A Will is a written document, signed by you, the testator, and witnessed by two independent people who are not proposed as beneficiaries of the Will.  The Will specifies how you want your estate to be dealt with upon your death.  A current valid Will ensures that your belongings are distributed to the persons named in the Will in accordance with your wishes.

The Will must specify at least one executor, the person(s) nominated by you, the testator, to carry out the instructions as set down in your will.  The executor is responsible to ensure that your estate is finalised in accordance with your wishes.  It is important, when deciding upon an executor, to ensure that they possess the necessary administrative skills, are prepared to take on the job and are likely to live longer than yourself.  An executor can be a beneficiary in your Will.

If you think that the distribution of your estate will be uncomplicated you might select a member of your family or a close friend as the executor.  If this is not the case you may decide to appoint a solicitor or make use of the Public Trustee.  This will involve a fee for the administration of your estate.

It is also possible to draw up a Will, without recourse to professional advice and help, by purchasing a blank Will form from a stationer or newsagent.  This is only recommended if the finalisation of your estate is likely to be straightforward and relatively uncomplicated.  If this is not the case, it would be more appropriate to make use of a solicitor, the Public Trustee or the services of a trustee company.

The possibility of capital gains tax (CGT) being payable on certain property bequests to beneficiaries when they are sold should be considered.  In these circumstances it may be prudent to seek legal advice regarding the effect of taxation on your bequests.

Your Will should be secured in a safe place and a responsible person, such as your executor, a family member or your next of kin should be made aware of its location.

There may be occasion when your Will needs to be changed such as marriage or divorce, the birth and death of family members and the acquisition or disposal of assets.  The legislation in various states has differing impacts on the validity of Wills.  It would be sensible to obtain legal advice in these circumstances.

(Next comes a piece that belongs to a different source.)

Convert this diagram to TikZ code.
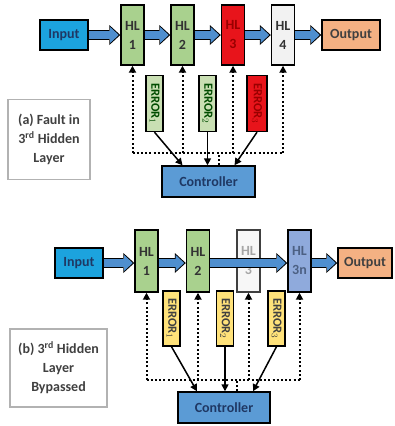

A verbal Will may also be made under certain circumstances.  Members of the ADF can, especially on operational service, make a verbal Will.

To die without a valid Will is known as intestacy and, if this occurs, your estate will be distributed according to the intestacy rules in your state, which may not be as you would have desired and, may be more costly and time consuming than if a valid Will had been made.

Your existing Will may be revoked by destroying all copies of it and / or drawing up a new one.